In the Cynefin framework (https://en.wikipedia.org/wiki/Cynefin_framework), you can reason through "complicated" domains the way you are suggesting, but it will not work when working in the "complex" domain. And I think what Kubernetes help manage is in "complex" not "complicated" domain.
I hope the irony is lost on no one that this is an orchestration tool for an immutable technology, and the orchestrator isn't immutable.
Kubernetes already has an issue with having a (perceived) high barrier to entry, and I'm not sure that "restartPolicy on a container means this, unless isn't used in this list of containers, in which case it means this".
I would have preferred to see a separate attribute (such as `sidecar: true`), rather than overloading (and in my opinion, abusing) the existing `restartPolicy`.
The only difference today between init containers and regular containers is:
a) init containers have an implicit default restart policy of OnFailure, and regular containers inherit the pods restartPolicy
b) init containers are serial, regular containers are parallel
We are leaving room for the possibility that init containers can fail the pod, and be parallelized, as well as regular containers having unique restartPolicies. Both of those would allow more control for workflow / job engines to break apart monolith containers and get better isolation.
The key design point was that “sidecars aren’t special containers” - because we want to leave room for future growth.
https://cloud.google.com/sql/docs/postgres/connect-kubernete...
https://github.com/GoogleCloudPlatform/cloudsql-proxy/issues...
TLDR: Introduce a restartPolicy field to init containers and use it to indicate that an init container is a sidecar container. Kubelet will start init containers with restartPolicy=Always in the order with other init containers, but instead of waiting for its completion, it will wait for the container startup completion.
But I'm not sure about initContainers being used. init keyword implies it'd run and die in order for others to continue. Using restartPolicy with init instead of a dedicated sideCars field feels weird.
Also, these are mostly init containers that run longer, and you want a sidecar not starting to be able to block regular pods, and adding a new container type (like ephemeral containers) is extremely disruptive to other parts of the system (security, observability, and UI), so we looked to minimize that disruption.
This sometimes posed some problems because they weren't available for the full life cycle of the pod, notably on the init process. So if your init containers needed secrets, connections, networking... that was being provided via a sidecar container, you were going to have a hard time.

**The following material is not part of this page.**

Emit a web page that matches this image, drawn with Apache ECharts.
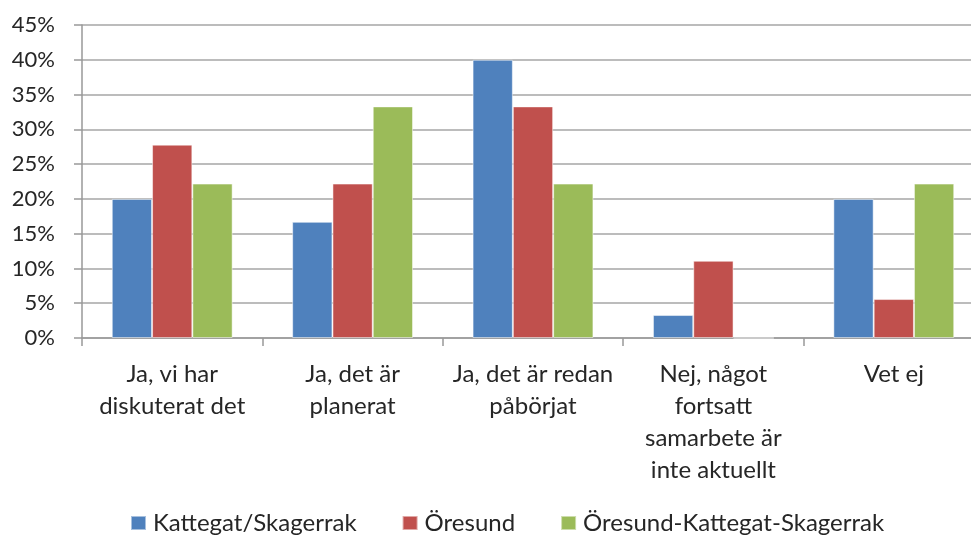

With this change, among other things, sidecars containers are going to be available for the whole life cycle of the pod.
There are other implications, probably, but I still haven't finished reading the KEP [0]. Check it out, and there you'll find its motivation and several interesting examples.
0: https://github.com/kubernetes/enhancements/tree/master/keps/sig-node/753-sidecar-containers
Edit: corrected syntax> Sidecar containers are a new type of containers that start among the Init containers, run through the lifecycle of the Pod and don’t block pod termination. Kubelet makes a best effort to keep them alive and running while other containers are running.

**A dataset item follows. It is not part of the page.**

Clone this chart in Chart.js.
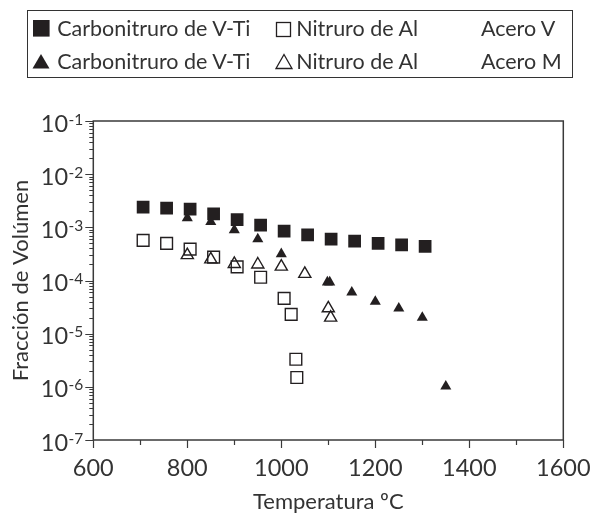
<!DOCTYPE html>
<html lang="es">
<head>
<meta charset="UTF-8">
<title>Fracción de Volúmen vs Temperatura</title>
<script src="https://cdn.jsdelivr.net/npm/chart.js"></script>
<style>
  body { margin: 0; background: #fff; font-family: Lato, sans-serif; color: #231f20; }
  #wrap { position: relative; width: 595px; height: 515px; }
  #chart { position: absolute; left: 0; top: 0; }
  .legend { position: absolute; left: 26.7px; top: 10px; width: 546.6px; height: 68px; border: 1.5px solid #333; box-sizing: border-box; }
  .lg { position: absolute; font-size: 21.5px; line-height: 20px; white-space: nowrap; color: #333; }
  .mk { position: absolute; }
</style>
</head>
<body>
<div id="wrap">
  <canvas id="chart" width="595" height="515"></canvas>
  <div class="legend" id="legend"></div>
</div>
<script>
// series names (legend)
var carbName = "Carbonitruro de V-Ti";
var nitName = "Nitruro de Al";
var steelNames = ["Acero V", "Acero M"];

// Acero V - carbonitruro (filled squares)
var tempVCarb = [706, 756, 806, 856, 906, 956, 1006, 1056, 1106, 1156, 1206, 1256, 1306];
var fracVCarb = [2.4e-3, 2.3e-3, 2.2e-3, 1.8e-3, 1.4e-3, 1.1e-3, 8.5e-4, 7.2e-4, 6.0e-4, 5.5e-4, 5.0e-4, 4.7e-4, 4.4e-4];

// Acero V - nitruro de Al (open squares)
var tempVNit = [706, 756, 806, 856, 906, 956, 1006, 1021, 1031, 1033];
var fracVNit = [5.7e-4, 5.0e-4, 3.9e-4, 2.75e-4, 1.8e-4, 1.15e-4, 4.6e-5, 2.3e-5, 3.3e-6, 1.5e-6];

// Acero M - carbonitruro (filled triangles)
var tempMCarb = [800, 850, 900, 950, 1000, 1098, 1103, 1150, 1200, 1250, 1300, 1350];
var fracMCarb = [1.5e-3, 1.27e-3, 8.9e-4, 6.0e-4, 3.15e-4, 9.3e-5, 9.3e-5, 6.0e-5, 4.0e-5, 3.0e-5, 2.0e-5, 1.02e-6];

// Acero M - nitruro de Al (open triangles)
var tempMNit = [800, 850, 900, 950, 1000, 1050, 1100, 1105];
var fracMNit = [3.0e-4, 2.5e-4, 2.05e-4, 2.0e-4, 1.82e-4, 1.33e-4, 3.0e-5, 2.0e-5];

// axes
var xTicks = [600, 800, 1000, 1200, 1400, 1600];
var xMinor = [700, 900, 1100, 1300, 1500];
var yExponents = [-7, -6, -5, -4, -3, -2, -1];

var ink = "#231f20";
var axisCol = "#3a3a3a";
var textCol = "#333";

function pts(xs, ys) {
  return xs.map(function (x, i) { return { x: x, y: ys[i] }; });
}

// legend, plain html text
var legend = document.getElementById("legend");
function addText(txt, left, top) {
  var s = document.createElement("span");
  s.className = "lg";
  s.textContent = txt;
  s.style.left = left + "px";
  s.style.top = top + "px";
  legend.appendChild(s);
}
function addMarker(kind, left, top) {
  var c = document.createElement("canvas");
  c.width = 20; c.height = 20;
  c.className = "mk";
  c.style.left = left + "px";
  c.style.top = top + "px";
  var g = c.getContext("2d");
  g.fillStyle = ink; g.strokeStyle = ink; g.lineWidth = 1.3;
  if (kind === "sq") g.fillRect(1, 1, 16.6, 16.6);
  if (kind === "osq") g.strokeRect(1.5, 1.5, 14, 14);
  if (kind === "tri") {
    g.beginPath(); g.moveTo(9, 1); g.lineTo(17.5, 15.5); g.lineTo(0.5, 15.5); g.closePath(); g.fill();
  }
  if (kind === "otri") {
    g.beginPath(); g.moveTo(9, 1.5); g.lineTo(17, 15.5); g.lineTo(1, 15.5); g.closePath(); g.stroke();
  }
  legend.appendChild(c);
}
addMarker("sq", 4.5, 8.2); addText(carbName, 29.5, 6.7);
addMarker("osq", 247.5, 9.5); addText(nitName, 268.5, 6.7);
addText(steelNames[0], 453.2, 6.7);
addMarker("tri", 4.5, 42); addText(carbName, 29.5, 39.6);
addMarker("otri", 247, 42); addText(nitName, 268.5, 39.6);
addText(steelNames[1], 453.2, 39.6);

// frame, ticks and 10^n labels
var axesPlugin = {
  id: "axesFrame",
  afterDraw: function (chart) {
    var ctx = chart.ctx, a = chart.chartArea;
    var xs = chart.scales.x, ys = chart.scales.y;
    ctx.save();
    ctx.strokeStyle = axisCol;
    ctx.lineWidth = 1.5;
    ctx.strokeRect(a.left, a.top, a.right - a.left, a.bottom - a.top);
    ctx.lineWidth = 1.2;
    ctx.beginPath();
    xTicks.forEach(function (v) {
      var px = Math.round(xs.getPixelForValue(v)) + 0.5;
      ctx.moveTo(px, a.bottom); ctx.lineTo(px, a.bottom + 8);
    });
    xMinor.forEach(function (v) {
      var px = Math.round(xs.getPixelForValue(v)) + 0.5;
      ctx.moveTo(px, a.bottom); ctx.lineTo(px, a.bottom + 5);
    });
    yExponents.forEach(function (e) {
      var py = Math.round(ys.getPixelForValue(Math.pow(10, e))) + 0.5;
      ctx.moveTo(a.left, py); ctx.lineTo(a.left - 8, py);
      if (e < -1) {
        for (var k = 2; k <= 9; k++) {
          var pm = Math.round(ys.getPixelForValue(k * Math.pow(10, e))) + 0.5;
          ctx.moveTo(a.left, pm); ctx.lineTo(a.left - 4, pm);
        }
      }
    });
    ctx.stroke();

    ctx.fillStyle = textCol;
    ctx.textBaseline = "alphabetic";
    ctx.textAlign = "right";
    yExponents.forEach(function (e) {
      var py = ys.getPixelForValue(Math.pow(10, e));
      var exp = String(e);
      ctx.font = "15.5px Lato";
      var ew = ctx.measureText(exp).width;
      ctx.fillText(exp, a.left - 10, py + 3.5);
      ctx.font = "23.5px Lato";
      ctx.fillText("10", a.left - 10.5 - ew, py + 10.5);
    });
    ctx.restore();
  }
};

new Chart(document.getElementById("chart"), {
  type: "scatter",
  data: {
    datasets: [
      { label: carbName + " " + steelNames[0], data: pts(tempVCarb, fracVCarb), pointStyle: "rect", pointRadius: 9, pointBackgroundColor: ink, pointBorderColor: ink, pointBorderWidth: 0 },
      { label: carbName + " " + steelNames[1], data: pts(tempMCarb, fracMCarb), pointStyle: "triangle", pointRadius: 6.4, pointBackgroundColor: ink, pointBorderColor: ink, pointBorderWidth: 0 },
      { label: nitName + " " + steelNames[0], data: pts(tempVNit, fracVNit), pointStyle: "rect", pointRadius: 8.3, pointBackgroundColor: "rgba(0,0,0,0)", pointBorderColor: ink, pointBorderWidth: 1.4 },
      { label: nitName + " " + steelNames[1], data: pts(tempMNit, fracMNit), pointStyle: "triangle", pointRadius: 7, pointBackgroundColor: "rgba(0,0,0,0)", pointBorderColor: ink, pointBorderWidth: 1.4 }
    ]
  },
  options: {
    responsive: false,
    animation: false,
    devicePixelRatio: 1,
    layout: { padding: { top: 121, right: 31.7, left: 0, bottom: 0 } },
    plugins: { legend: { display: false }, tooltip: { enabled: false } },
    scales: {
      x: {
        type: "linear",
        min: 600, max: 1600,
        afterFit: function (s) { s.height = 75; s.paddingLeft = 0; s.paddingRight = 0; },
        afterBuildTicks: function (s) { s.ticks = xTicks.map(function (v) { return { value: v }; }); },
        ticks: {
          font: { family: "Lato", size: 23.5 }, color: textCol, padding: 14, maxRotation: 0,
          callback: function (v) { return String(v); }
        },
        grid: { display: false, drawTicks: false },
        border: { display: false },
        title: { display: true, text: "Temperatura ºC", font: { family: "Lato", size: 22 }, color: textCol, padding: { top: 0, bottom: 0 } }
      },
      y: {
        type: "logarithmic",
        min: 1e-7, max: 1e-1,
        afterFit: function (s) { s.width = 93.3; s.paddingTop = 0; s.paddingBottom = 0; },
        ticks: { display: false },
        grid: { display: false, drawTicks: false },
        border: { display: false },
        title: { display: true, text: "Fracción de Volúmen", font: { family: "Lato", size: 22 }, color: textCol, padding: { top: 8, bottom: 0 } }
      }
    }
  },
  plugins: [axesPlugin]
});
</script>
</body>
</html>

[1] https://github.com/kubernetes/enhancements/tree/master/keps/...
"The new feature gate "SidecarContainers" is now available. This feature introduces sidecar containers, a new type of init container that starts before other containers but remains running for the full duration of the pod's lifecycle and will not block pod termination."
this is great for things like Jobs and Istio
eliminates the scheme where the main container had to signal to the sidecar it was exiting otherwise the pod would hang
Looking at the logging usecase and want to be able to add a log shipper sidecar to a pod with ephemeral storage.
You wouldn’t need a sidecar-per-pod this way either.
If you've got self-managed clusters, it'd be possible to enable with a feature gate on the API server, but it's unlikely to be available on managed Kubernetes until it gets to GA.